▸ **Prompt**
The line holding "fit_dotted_y = [0.25, 9.65]" is the last one to output; start at the first line of the data, keep every line in between exactly, and leave out pictures.

▸ **Provided entries**
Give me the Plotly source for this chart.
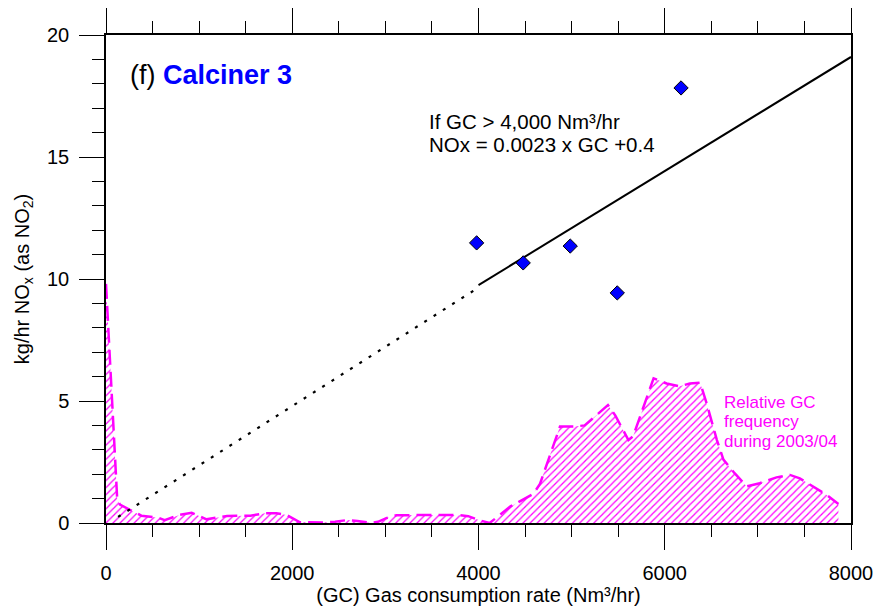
import plotly.graph_objects as go

# ---------------- data ----------------
gc_points = [3980, 4480, 4985, 5490, 6175]
nox_points = [11.48, 10.66, 11.35, 9.43, 17.83]

fit_solid_x = [4000, 8000]
fit_solid_y = [9.75, 19.1]
fit_dotted_x = [130, 4000]
fit_dotted_y = [0.25, 9.65]

freq_x = [0, 40, 95, 120, 150, 280, 380, 550, 630, 790, 920, 1080, 1300, 1550, 1710, 1830,
          1940, 2083, 2330, 2460, 2590, 2700, 2850, 2920, 3010, 3120, 3770, 3890, 4020, 4120,
          4340, 4590, 4660, 4875, 5020, 5140, 5390, 5470, 5610, 5660, 5880, 6020, 6160, 6270,
          6380, 6450, 6560, 6630, 6750, 6880, 7020, 7200, 7345, 7450, 7600, 7740, 7865]
freq_y = [9.8, 7.0, 2.7, 1.0, 0.75, 0.5, 0.3, 0.23, 0.12, 0.33, 0.42, 0.15, 0.29, 0.3, 0.4, 0.4,
          0.33, 0.03, 0.02, 0.05, 0.12, 0.08, 0.0, 0.05, 0.2, 0.32, 0.33, 0.28, 0.1, 0.0,
          0.67, 1.2, 1.6, 3.95, 3.95, 4.0, 4.83, 4.4, 3.4, 3.55, 5.93, 5.72, 5.6, 5.72,
          5.75, 4.9, 3.4, 2.6, 2.04, 1.5, 1.63, 1.87, 1.97, 1.83, 1.49, 1.15, 0.78]

x_ticks = [0, 2000, 4000, 6000, 8000]
y_ticks = [0, 5, 10, 15, 20]

FONT = "Liberation Sans, Arial, sans-serif"
MAGENTA = "#FF00FF"

# plot area in pixels (for annotation placement)
L, R, T, B = 106, 851, 35, 523
W, H = 876, 610


def px(xp):
    return (xp - L) / (R - L)


def py(yp):
    return (B - yp) / (B - T)


fig = go.Figure()

fig.add_trace(go.Scatter(
    x=freq_x, y=freq_y, mode="lines", fill="tozeroy",
    fillcolor="rgba(0,0,0,0)",
    fillpattern=dict(shape="/", fgcolor=MAGENTA, bgcolor="rgba(255,255,255,0)",
                     size=5, solidity=0.25, fillmode="replace"),
    line=dict(color=MAGENTA, width=2.5, dash="15px,7px"),
    showlegend=False, hoverinfo="skip"))

fig.add_trace(go.Scatter(
    x=fit_dotted_x, y=fit_dotted_y, mode="lines",
    line=dict(color="black", width=2.2, dash="3px,8px"), showlegend=False))

fig.add_trace(go.Scatter(
    x=fit_solid_x, y=fit_solid_y, mode="lines",
    line=dict(color="black", width=2), showlegend=False))

fig.add_trace(go.Scatter(
    x=gc_points, y=nox_points, mode="markers",
    marker=dict(symbol="diamond", size=11, color="#0000FF",
                line=dict(color="black", width=1)),
    showlegend=False))

fig.update_xaxes(
    range=[0, 8000], tickvals=x_ticks, ticks="outside", ticklen=25, tickwidth=1,
    tickcolor="black", showline=True, linecolor="black", linewidth=1.5,
    mirror="ticks", showgrid=False, zeroline=False, automargin=False,
    minor=dict(dtick=500, tick0=0, ticklen=12, ticks="outside", tickcolor="black",
               tickwidth=1, showgrid=False),
    tickfont=dict(family=FONT, size=20, color="black"),
    ticklabelstandoff=6,
    title=dict(text="(GC) Gas consumption rate (Nm³/hr)",
               font=dict(family=FONT, size=20, color="black"), standoff=4),
)
fig.update_yaxes(
    range=[0, 20], tickvals=y_ticks, ticks="outside", ticklen=25, tickwidth=1,
    tickcolor="black", showline=True, linecolor="black", linewidth=1.5,
    mirror=True, showgrid=False, zeroline=False, automargin=False,
    minor=dict(dtick=1, tick0=0, ticklen=12, ticks="outside", tickcolor="black",
               tickwidth=1, showgrid=False),
    tickfont=dict(family=FONT, size=20, color="black"),
    ticklabelstandoff=6,
    title=dict(text="kg/hr NO<sub>x</sub> (as NO<sub>2</sub>)",
               font=dict(family=FONT, size=20, color="black"), standoff=12),
)

annotations = [
    dict(x=px(128), y=py(75), text="(f) <b><span style='color:#0000FF'>Calciner 3</span></b>",
         font=dict(family=FONT, size=27, color="black")),
    dict(x=px(427), y=py(121), text="If GC > 4,000 Nm³/hr",
         font=dict(family=FONT, size=20.5, color="black")),
    dict(x=px(427), y=py(144.5), text="NOx = 0.0023 x GC +0.4",
         font=dict(family=FONT, size=20.5, color="black")),
    dict(x=px(722), y=py(402), text="Relative GC",
         font=dict(family=FONT, size=17, color=MAGENTA)),
    dict(x=px(722), y=py(421.5), text="frequency",
         font=dict(family=FONT, size=17, color=MAGENTA)),
    dict(x=px(722), y=py(441), text="during 2003/04",
         font=dict(family=FONT, size=17, color=MAGENTA)),
]
for a in annotations:
    a.update(xref="paper", yref="paper", xanchor="left", yanchor="middle",
             showarrow=False, align="left")

fig.update_layout(
    width=W, height=H, autosize=False,
    margin=dict(l=L, r=W - R, t=T, b=H - B, pad=0),
    paper_bgcolor="white", plot_bgcolor="white",
    font=dict(family=FONT, size=20, color="black"),
    annotations=annotations,
)

fig.write_html("out.html")
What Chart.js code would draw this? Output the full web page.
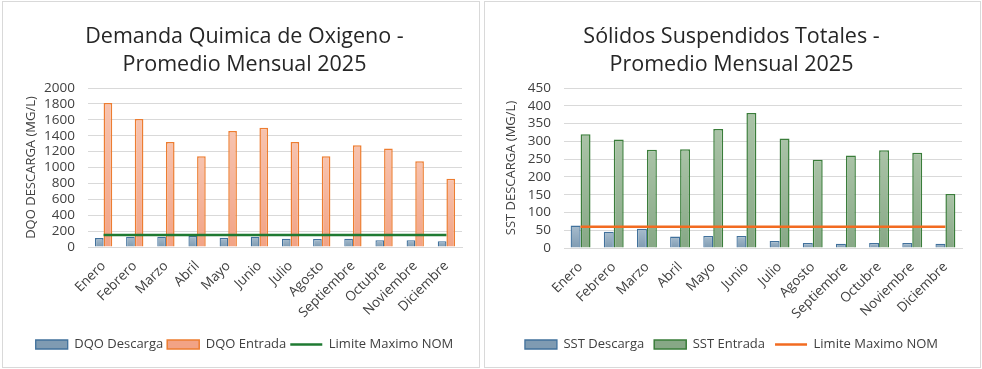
<!DOCTYPE html>
<html lang="es">
<head>
<meta charset="UTF-8">
<title>DQO y SST - Promedio Mensual 2025</title>
<script src="https://cdn.jsdelivr.net/npm/chart.js"></script>
<style>
  body { margin: 0; background: #fff; }
  .panel { position: absolute; box-sizing: border-box; border: 1px solid #d9d9d9; background: #fff; }
  #pDqo { left: 2px; top: 1px; width: 478px; height: 367px; }
  #pSst { left: 484px; top: 1px; width: 497px; height: 367px; }
  canvas { display: block; }
</style>
</head>
<body>
<div class="panel" id="pDqo"><canvas id="dqoChart" width="476" height="365"></canvas></div>
<div class="panel" id="pSst"><canvas id="sstChart" width="495" height="365"></canvas></div>

<script>
  // datos (mg/L)
  const meses = ['Enero', 'Febrero', 'Marzo', 'Abril', 'Mayo', 'Junio', 'Julio', 'Agosto', 'Septiembre', 'Octubre', 'Noviembre', 'Diciembre'];

  const dqoDescarga = [112, 130, 130, 138, 115, 130, 105, 100, 105, 85, 85, 72];
  const dqoEntrada  = [1810, 1610, 1320, 1140, 1460, 1500, 1320, 1140, 1280, 1240, 1080, 860];
  const dqoLimite   = [150, 150, 150, 150, 150, 150, 150, 150, 150, 150, 150, 150];

  const sstDescarga = [63, 46, 54, 32, 34, 34, 20, 14, 12, 14, 14, 12];
  const sstEntrada  = [320, 305, 276, 278, 335, 380, 308, 248, 260, 275, 268, 152];
  const sstLimite   = [60, 60, 60, 60, 60, 60, 60, 60, 60, 60, 60, 60];

  Chart.defaults.font.family = "'Open Sans', sans-serif";
  Chart.defaults.color = '#404040';

  // degradado vertical por barra (claro arriba, oscuro abajo)
  function gradiente(arriba, abajo) {
    return (ctx) => {
      const chart = ctx.chart;
      if (!chart.chartArea || ctx.type !== 'data') return abajo;
      const y = chart.scales.y;
      const y0 = y.getPixelForValue(ctx.raw);
      const y1 = y.getPixelForValue(0);
      if (!isFinite(y0) || !isFinite(y1) || y0 === y1) return abajo;
      const g = chart.ctx.createLinearGradient(0, y0, 0, y1);
      g.addColorStop(0, arriba);
      g.addColorStop(1, abajo);
      return g;
    };
  }

  function crearGrafico(id, o) {
    const colorLeyenda = [o.desc.fill, o.ent.fill, o.lim];
    return new Chart(document.getElementById(id), {
      type: 'bar',
      data: {
        labels: meses,
        datasets: [
          {
            label: o.nombres[0],
            data: o.datos[0],
            backgroundColor: gradiente(o.desc.top, o.desc.fill),
            borderColor: o.desc.border,
            borderWidth: 1.3,
            borderSkipped: 'bottom',
            categoryPercentage: o.catPct,
            barPercentage: 1,
            pointStyle: 'rect',
            order: 1
          },
          {
            label: o.nombres[1],
            data: o.datos[1],
            backgroundColor: gradiente(o.ent.top, o.ent.fill),
            borderColor: o.ent.border,
            borderWidth: 1.5,
            borderSkipped: 'bottom',
            categoryPercentage: o.catPct,
            barPercentage: 1,
            pointStyle: 'rect',
            order: 1
          },
          {
            type: 'line',
            label: o.nombres[2],
            data: o.datos[2],
            borderColor: o.lim,
            backgroundColor: o.lim,
            borderWidth: 2.5,
            pointRadius: 0,
            pointStyle: 'line',
            order: 0
          }
        ]
      },
      options: {
        responsive: false,
        animation: false,
        // el padding izquierdo desplaza titulo y leyenda hacia el centro del area de trazado
        layout: { padding: { left: o.padLeft, right: o.padRight, top: 0, bottom: 6 } },
        plugins: {
          tooltip: { enabled: false },
          title: {
            display: true,
            text: o.titulo,
            color: '#262626',
            font: { size: 21.5, weight: 'normal', lineHeight: 28 / 21.5 },
            padding: { top: 21, bottom: 9 }
          },
          legend: {
            position: 'bottom',
            labels: {
              usePointStyle: true,
              pointStyleWidth: 32,
              boxHeight: 9,
              padding: o.legPad,
              color: '#404040',
              font: { size: 13 },
              sort: (a, b) => a.datasetIndex - b.datasetIndex,
              generateLabels: (chart) => {
                const items = Chart.defaults.plugins.legend.labels.generateLabels(chart);
                items.forEach(it => {
                  if (it.datasetIndex < 2) it.fillStyle = colorLeyenda[it.datasetIndex];
                });
                return items;
              }
            }
          }
        },
        scales: {
          x: {
            grid: { display: false },
            border: { display: true, color: '#d9d9d9' },
            ticks: { minRotation: 45, maxRotation: 45, autoSkip: false, padding: 3, font: { size: 13.5 }, color: '#404040' },
            afterFit: (s) => { s.height = o.xHeight; }
          },
          y: {
            min: 0,
            max: o.yMax,
            ticks: {
              stepSize: o.yStep,
              autoSkip: false,
              padding: 13,
              font: { size: 13.5 },
              color: '#404040',
              callback: (v) => String(v)
            },
            grid: { color: '#d9d9d9', lineWidth: 1, drawTicks: false },
            border: { display: false },
            title: {
              display: true,
              text: o.yTitulo,
              color: '#404040',
              font: { size: 13 },
              padding: { top: o.yTitPad, bottom: 0 }
            },
            afterFit: (s) => { s.width = o.yWidth; }
          }
        }
      }
    });
  }

  crearGrafico('dqoChart', {
    titulo: ['Demanda Quimica de Oxigeno -', 'Promedio Mensual 2025'],
    yTitulo: 'DQO DESCARGA (MG/L)',
    nombres: ['DQO Descarga', 'DQO Entrada', 'Limite Maximo NOM'],
    datos: [dqoDescarga, dqoEntrada, dqoLimite],
    yMax: 2000, yStep: 200,
    desc: { top: '#a7bccd', fill: '#7f9bb2', border: '#41719c' },
    ent: { top: '#f7c3af', fill: '#f2a385', border: '#ed7d31' },
    lim: '#1f7a32',
    catPct: 0.555,
    padLeft: 24, yWidth: 61, yTitPad: -4, padRight: 17,
    xHeight: 87, legPad: 4
  });

  crearGrafico('sstChart', {
    titulo: ['Sólidos Suspendidos Totales -', 'Promedio Mensual 2025'],
    yTitulo: 'SST DESCARGA (MG/L)',
    nombres: ['SST Descarga', 'SST Entrada', 'Limite Maximo NOM'],
    datos: [sstDescarga, sstEntrada, sstLimite],
    yMax: 450, yStep: 50,
    desc: { top: '#a7bccd', fill: '#7f9bb2', border: '#41719c' },
    ent: { top: '#aac3a7', fill: '#87a886', border: '#3a7d3a' },
    lim: '#f26b21',
    catPct: 0.6,
    padLeft: 16, yWidth: 63, yTitPad: 2, padRight: 18,
    xHeight: 80, legPad: 10
  });
</script>
</body>
</html>
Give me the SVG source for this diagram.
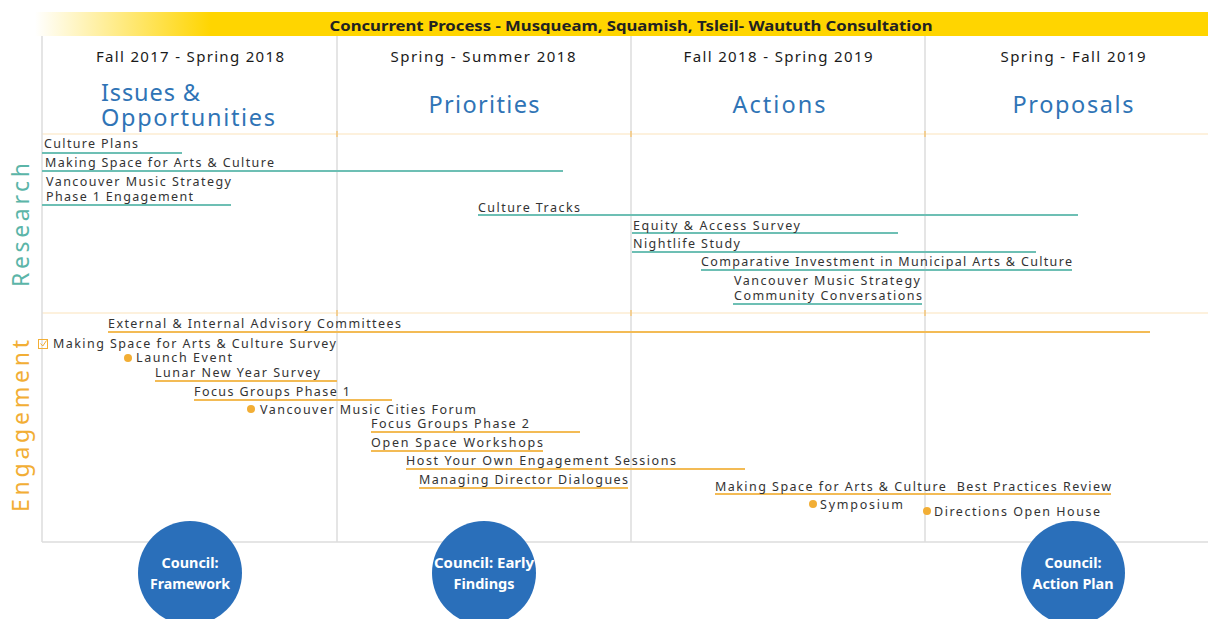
<svg xmlns="http://www.w3.org/2000/svg" width="1208" height="619" viewBox="0 0 1208 619">
<defs>
<linearGradient id="bannerGrad" x1="35" y1="0" x2="1208" y2="0" gradientUnits="userSpaceOnUse">
<stop offset="0" stop-color="#ffffff"/>
<stop offset="0.15" stop-color="#ffd500"/>
<stop offset="1" stop-color="#ffd500"/>
</linearGradient>
<style>
text{font-family:"Noto Sans","Liberation Sans",sans-serif;}
.item{font-size:12.5px;fill:#333333;}
.date{font-size:15px;fill:#1a1a1a;}
.title{font-size:23.5px;fill:#2f74b6;}
.banner{font-size:15px;font-weight:bold;fill:#222222;}
.circ{font-size:14px;font-weight:bold;fill:#ffffff;}
.vgrid{stroke:#dcdcdc;stroke-width:1.5;}
.hband{stroke:#fbe3bb;stroke-width:1.2;}
.rbar{stroke:#6dbfb4;stroke-width:1.8;}
.ebar{stroke:#f3bb55;stroke-width:1.8;}
.dot{fill:#f2ae35;}
.council{fill:#2a6fba;}
</style>
</defs>
<rect width="1208" height="619" fill="#ffffff"/>

<g id="banner">
<rect x="35" y="12" width="1173" height="24" fill="url(#bannerGrad)"/>
<text class="banner" x="631" y="31" text-anchor="middle" textLength="603" lengthAdjust="spacingAndGlyphs">Concurrent Process - Musqueam, Squamish, Tsleil- Waututh Consultation</text>
</g>

<g id="grid">
<line class="hband" x1="42" y1="134" x2="1208" y2="134"/>
<line class="hband" x1="42" y1="313" x2="1208" y2="313"/>
<line class="vgrid" x1="42" y1="36" x2="42" y2="542"/>
<line class="vgrid" x1="337" y1="36" x2="337" y2="542"/>
<line class="vgrid" x1="631" y1="36" x2="631" y2="542"/>
<line class="vgrid" x1="925" y1="36" x2="925" y2="542"/>
<line class="vgrid" x1="42" y1="542" x2="1208" y2="542"/>
<g stroke="#f6c77a" stroke-width="1.5">
<line x1="337" y1="131" x2="337" y2="137"/><line x1="631" y1="131" x2="631" y2="137"/><line x1="925" y1="131" x2="925" y2="137"/>
<line x1="337" y1="310" x2="337" y2="316"/><line x1="631" y1="310" x2="631" y2="316"/><line x1="925" y1="310" x2="925" y2="316"/>
</g>
</g>

<g id="headers">
<text class="date" x="190" y="62" text-anchor="middle" textLength="188" lengthAdjust="spacing">Fall 2017 - Spring 2018</text>
<text class="date" x="483" y="62" text-anchor="middle" textLength="185" lengthAdjust="spacing">Spring - Summer 2018</text>
<text class="date" x="778" y="62" text-anchor="middle" textLength="189" lengthAdjust="spacing">Fall 2018 - Spring 2019</text>
<text class="date" x="1073" y="62" text-anchor="middle" textLength="145" lengthAdjust="spacing">Spring - Fall 2019</text>
<text class="title" x="101" y="101" textLength="99" lengthAdjust="spacing">Issues &amp;</text>
<text class="title" x="101" y="126" textLength="174" lengthAdjust="spacing">Opportunities</text>
<text class="title" x="484" y="113" text-anchor="middle" textLength="111" lengthAdjust="spacing">Priorities</text>
<text class="title" x="779" y="113" text-anchor="middle" textLength="93" lengthAdjust="spacing">Actions</text>
<text class="title" x="1073" y="113" text-anchor="middle" textLength="121" lengthAdjust="spacing">Proposals</text>
</g>

<g id="lane-labels">
<text x="0" y="0" transform="translate(29,225) rotate(-90)" text-anchor="middle" font-size="23" fill="#5bb5a8" textLength="124" lengthAdjust="spacing">Research</text>
<text x="0" y="0" transform="translate(29,426) rotate(-90)" text-anchor="middle" font-size="23" fill="#f2ae35" textLength="172" lengthAdjust="spacing">Engagement</text>
</g>

<g id="connectors">
<line class="rbar" x1="42" y1="153" x2="182" y2="153"/>
<line class="rbar" x1="42" y1="171" x2="563" y2="171"/>
<line class="rbar" x1="42" y1="205" x2="231" y2="205"/>
<line class="rbar" x1="478" y1="215" x2="1078" y2="215"/>
<line class="rbar" x1="632" y1="233" x2="898" y2="233"/>
<line class="rbar" x1="632" y1="252" x2="1036" y2="252"/>
<line class="rbar" x1="701" y1="270" x2="1072" y2="270"/>
<line class="rbar" x1="733" y1="304" x2="922" y2="304"/>
<line class="ebar" x1="108" y1="332" x2="1150" y2="332"/>
<line class="ebar" x1="155" y1="381" x2="337" y2="381"/>
<line class="ebar" x1="194" y1="400" x2="392" y2="400"/>
<line class="ebar" x1="371" y1="432" x2="580" y2="432"/>
<line class="ebar" x1="371" y1="451" x2="543" y2="451"/>
<line class="ebar" x1="406" y1="469" x2="745" y2="469"/>
<line class="ebar" x1="419" y1="488" x2="628" y2="488"/>
<line class="ebar" x1="715" y1="494" x2="1111" y2="494"/>
</g>

<g id="research-items">
<g id="r-culture-plans"><text class="item" x="44" y="148" textLength="94" lengthAdjust="spacing">Culture Plans</text></g>
<g id="r-making-space"><text class="item" x="45" y="167" textLength="229" lengthAdjust="spacing">Making Space for Arts &amp; Culture</text></g>
<g id="r-vms-phase1"><text class="item" x="46" y="186" textLength="185" lengthAdjust="spacing">Vancouver Music Strategy</text><text class="item" x="46" y="201" textLength="147" lengthAdjust="spacing">Phase 1 Engagement</text></g>
<g id="r-culture-tracks"><text class="item" x="478" y="212" textLength="102" lengthAdjust="spacing">Culture Tracks</text></g>
<g id="r-equity"><text class="item" x="633" y="230" textLength="167" lengthAdjust="spacing">Equity &amp; Access Survey</text></g>
<g id="r-nightlife"><text class="item" x="633" y="248" textLength="107" lengthAdjust="spacing">Nightlife Study</text></g>
<g id="r-comparative"><text class="item" x="701" y="266" textLength="371" lengthAdjust="spacing">Comparative Investment in Municipal Arts &amp; Culture</text></g>
<g id="r-vms-community"><text class="item" x="734" y="285" textLength="186" lengthAdjust="spacing">Vancouver Music Strategy</text><text class="item" x="734" y="300" textLength="188" lengthAdjust="spacing">Community Conversations</text></g>
</g>

<g id="engagement-items">
<g id="e-advisory"><text class="item" x="108" y="328" textLength="293" lengthAdjust="spacing">External &amp; Internal Advisory Committees</text></g>
<g id="e-survey">
<rect x="38.5" y="339.5" width="9" height="9" fill="none" stroke="#f2ae35" stroke-width="1"/>
<path d="M40.5 343.5 L42.8 346 L46.5 340.5" fill="none" stroke="#f2ae35" stroke-width="1"/>
<text class="item" x="53" y="348" textLength="283" lengthAdjust="spacing">Making Space for Arts &amp; Culture Survey</text></g>
<g id="e-launch"><circle class="dot" cx="128" cy="358" r="4"/><text class="item" x="136" y="362" textLength="96" lengthAdjust="spacing">Launch Event</text></g>
<g id="e-lunar"><text class="item" x="155" y="377" textLength="165" lengthAdjust="spacing">Lunar New Year Survey</text></g>
<g id="e-focus1"><text class="item" x="194" y="396" textLength="156" lengthAdjust="spacing">Focus Groups Phase 1</text></g>
<g id="e-forum"><circle class="dot" cx="251" cy="409" r="4"/><text class="item" x="260" y="414" textLength="216" lengthAdjust="spacing">Vancouver Music Cities Forum</text></g>
<g id="e-focus2"><text class="item" x="371" y="428" textLength="158" lengthAdjust="spacing">Focus Groups Phase 2</text></g>
<g id="e-openspace"><text class="item" x="371" y="447" textLength="172" lengthAdjust="spacing">Open Space Workshops</text></g>
<g id="e-host"><text class="item" x="406" y="465" textLength="270" lengthAdjust="spacing">Host Your Own Engagement Sessions</text></g>
<g id="e-managing"><text class="item" x="419" y="484" textLength="209" lengthAdjust="spacing">Managing Director Dialogues</text></g>
<g id="e-bestpractices"><text class="item" x="715" y="491" textLength="396" lengthAdjust="spacing" xml:space="preserve">Making Space for Arts &amp; Culture  Best Practices Review</text></g>
<g id="e-symposium"><circle class="dot" cx="813" cy="504" r="4"/><text class="item" x="820" y="509" textLength="83" lengthAdjust="spacing">Symposium</text></g>
<g id="e-openhouse"><circle class="dot" cx="927" cy="511" r="4"/><text class="item" x="934" y="516" textLength="166" lengthAdjust="spacing">Directions Open House</text></g>
</g>

<g id="council-framework"><circle class="council" cx="190" cy="573" r="52"/><text class="circ" x="190" y="568" text-anchor="middle" textLength="57" lengthAdjust="spacingAndGlyphs">Council:</text><text class="circ" x="190" y="589" text-anchor="middle" textLength="80" lengthAdjust="spacingAndGlyphs">Framework</text></g>
<g id="council-early"><circle class="council" cx="484" cy="573" r="52"/><text class="circ" x="484" y="568" text-anchor="middle" textLength="100" lengthAdjust="spacingAndGlyphs">Council: Early</text><text class="circ" x="484" y="589" text-anchor="middle" textLength="61" lengthAdjust="spacingAndGlyphs">Findings</text></g>
<g id="council-action"><circle class="council" cx="1073" cy="573" r="52"/><text class="circ" x="1073" y="568" text-anchor="middle" textLength="57" lengthAdjust="spacingAndGlyphs">Council:</text><text class="circ" x="1073" y="589" text-anchor="middle" textLength="81" lengthAdjust="spacingAndGlyphs">Action Plan</text></g>
</svg>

▸ **Result**
Give me the Plotly source for this chart.
import plotly.graph_objects as go

# ---------------- data ----------------
gc_points = [3980, 4480, 4985, 5490, 6175]
nox_points = [11.48, 10.66, 11.35, 9.43, 17.83]

fit_solid_x = [4000, 8000]
fit_solid_y = [9.75, 19.1]
fit_dotted_x = [130, 4000]
fit_dotted_y = [0.25, 9.65]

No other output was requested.